Thinning, 2 questions, woodchucks again

Someone asked, "What is thinning?" We all know there is jargon in every human endeavor, and I guess I assumed more than I should have. You have all heard of thick woods and thick hair. If you scatter carrot seeds, you may get a think crop of carrots. Then you need to "thin" the crop by pulling out the excess. We speak of "thinning to one inch" when we are pulling out enough carrots so that the remaining ones are all one inch from their nearest neighbor. The tradition was to thin to a half inch in June, to one inch in July, and to two inches in August. My tradition was to throw away or compost the thinnings, but this year I've been transplanting them to fill in the empty spots and to expand the carrot plot. The moist weather has been conducive to success in this project.

Someone asked what to do with aphids. Some folks suggest spraying soapy water on them,
and I've found plain water just as successful. It's a lot of time and effort, however, for each leaf, and this year I have settled with going on a guilt trip for not removing the aphid-ridden leaves from the plant before they spread. This is not a very useful approach. Any other suggestions? This tropical weather is good for aphids.

And for mushrooms. Several people have asked what I do about mushrooms. Don't eat them! They are probably deadly. My own approach has been to kick them in the lawn, and to mulch over them with grass clippings in the garden. I'm not sure I recommend either. Any other ideas? Most years they aren't a problem, but this year is surely "special."

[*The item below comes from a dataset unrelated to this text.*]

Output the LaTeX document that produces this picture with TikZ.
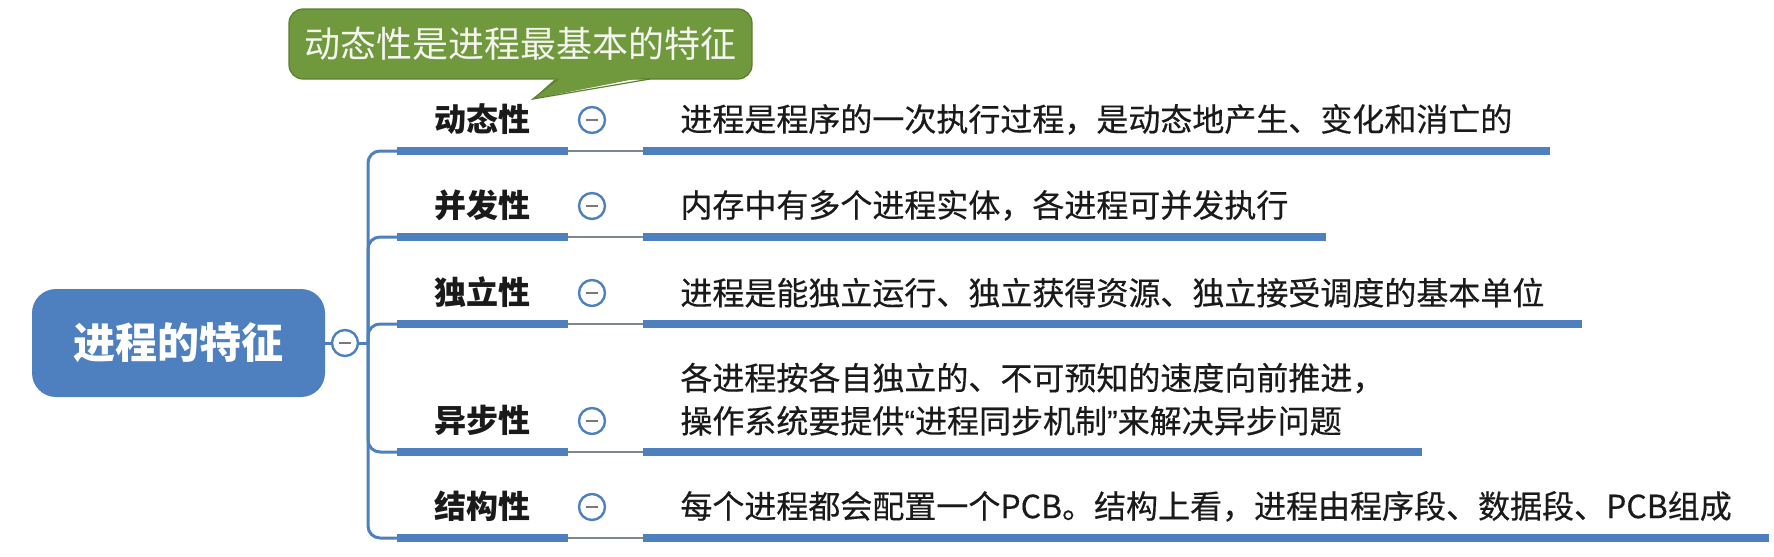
\documentclass[tikz,border=0pt]{standalone}
\usepackage{fontspec}
\setmainfont{Noto Sans CJK SC}
\newfontfamily\descfont{Noto Sans CJK SC}[FakeBold=0.4]
\newfontfamily\quotefont{Liberation Sans}[FakeBold=0.4]
\usepackage{tikz}

\definecolor{mapblue}{RGB}{78,128,192}
\definecolor{linkgray}{RGB}{125,135,145}
\definecolor{minusgray}{RGB}{120,120,120}
\definecolor{notegreen}{RGB}{112,152,60}
\definecolor{noteedge}{RGB}{92,126,48}
\definecolor{inktext}{RGB}{26,26,26}

\begin{document}
\begin{tikzpicture}[x=0.5pt,y=-0.5pt,
  topic/.style={anchor=south west,inner xsep=18.5pt,inner ysep=8pt,text=inktext,
    font=\bfseries\fontsize{16}{21.5}\selectfont},
  detail/.style={topic,align=left,font=\descfont\fontsize{16}{21.5}\selectfont},
  bar/.style={mapblue,line width=4pt},
  spine/.style={mapblue,line width=1.5pt},
  link/.style={linkgray,line width=1.2pt},
  btn/.style={circle,draw=mapblue,fill=white,line width=1.2pt,minimum size=13pt,inner sep=0pt,
    path picture={\draw[minusgray,line width=0.8pt] ([xshift=-3pt]path picture bounding box.center) -- ([xshift=3pt]path picture bounding box.center);}}]
  \useasboundingbox (0,0) rectangle (1774,557);
  % Root topic
  \node[fill=mapblue,rounded corners=12pt,minimum width=146.5pt,minimum height=54pt,
    text=white,font=\bfseries\fontsize{21}{25}\selectfont] (root) at (178.5,343) {进程的特征};
  \node[btn] (rb) at (345,343) {};
  \coordinate (hub) at (368,343);
  \draw[spine] (root.east) -- (rb.west);
  \draw[spine] (rb.east) -- (hub);
  % Branches: bar y / label / description
  \foreach \i/\y/\name/\desc in {
    1/151/动态性/{进程是程序的一次执行过程，是动态地产生、变化和消亡的},
    2/237/并发性/{内存中有多个进程实体，各进程可并发执行},
    3/324/独立性/{进程是能独立运行、独立获得资源、独立接受调度的基本单位},
    4/452/异步性/{各进程按各自独立的、不可预知的速度向前推进，\\操作系统要提供{\quotefont “}进程同步机制{\quotefont ”}来解决异步问题},
    5/538/结构性/{每个进程都会配置一个PCB。结构上看，进程由程序段、数据段、PCB组成}}
  {
    \node[topic] (l\i) at (397,\y) {\name};
    \node[detail] (d\i) at (643,\y) {\desc};
    \draw[spine,rounded corners=6pt] (hub) |- (l\i.south west);
    \draw[link] (l\i.south east) -- (d\i.south west);
    \draw[bar] (l\i.south west) -- (l\i.south east);
    \draw[bar] (d\i.south west) -- (d\i.south east);
    \node[btn] (b\i) at (592,\y-31) {};
  }
  % Note on the first branch
  \node[fill=notegreen,draw=noteedge,line width=0.6pt,rounded corners=7pt,minimum width=231.5pt,
    minimum height=35pt,text={rgb,255:red,245;green,245;blue,240},
    font=\fontsize{18}{22}\selectfont] (note) at (520.5,44) {动态性是进程最基本的特征};
  \coordinate (tip) at (533,99);
  \fill[notegreen] (558,76) -- (tip) -- (650,76) -- cycle;
  \draw[noteedge,line width=0.6pt] (558,79) -- (tip) -- (650,79);
\end{tikzpicture}
\end{document}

When I first had woodchucks, we invested in an electric fence. This worked, but is expensive. Worse, the battery died over the winter, and we couldn't find any replacement battery the following spring. So that was one very expensive woodchuck-free year. An electric fence is less invasive in your yard than a "real" fence that goes a foot underground and four feet over. I put it about one foot above the ground so I could step over it easily. Our neighbor found it upsetting in the yard next to where he was raising children, but verified that electric fences are legal in Montclair. A friend told me her two sons liked to annoy her by touching the fence. One is now a professor of mathematics at Columbia University, so I gather this
repeated prank did him no short or longterm harm. I touched mine once by mistake, and wouldn't do that again just to annoy someone else! However, the discomfort stopped as soon as I jumped away from the wire, which was quickly. If anyone knows where they (or replacement batteries) are available nearby, that might be of interest to readers, perhaps even me. Yes, you can turn off the fence whenever you like.

Our woodchuck infestation continues. My main defense is to think of Marie-Antoinette as I say to myself, "Let them eat tomatoes." Thank you all for the cages. I am going hog-wild with supersteak tomatoes and eggplants. The woodchucks don't eat tomato plants, but they will take a bite out of a large tomato. I'm not above cutting around the bite and including the remainder in sauce. They don't seem to find tiny tomatoes worth their time. They take occasional bites off the tops of eggplants, peppers, and zinnias, but they aren't speciescidal with these, as they are with broccoli, and the plants seem to grow back or around the bite.

I ate my first sugar snap pea today. Yum, but sigh. There won't be many this year. The ones I have grew up in the protection of early tomatoes or overwintered volunteer pak choi. Pac choi (for the reader who asked) is a kind of chinese cabbage that does very well in the NJ climate. I think I may plant its seeds along the main fence this fall to protect more peas as they climb the fence next spring. Also, I'll follow Renae's lead in starting tomatoes for my circular fence in January, so they will protect the peas around that fence.

You can see I'm settling into the possibility of life with woodchucks. I hope Jean's plants will do their thing and evict them, or someone will find a battery that can reactivate my electric fence. No children live next to me now. However, I just harvested my fifth zucchini of 2009, the volunteer greens will provide stir-fries when the Hakurei turnips are finished, and the basil is almost ready to provide dinner pesto, so eating is still mighty good INSIDE the house here.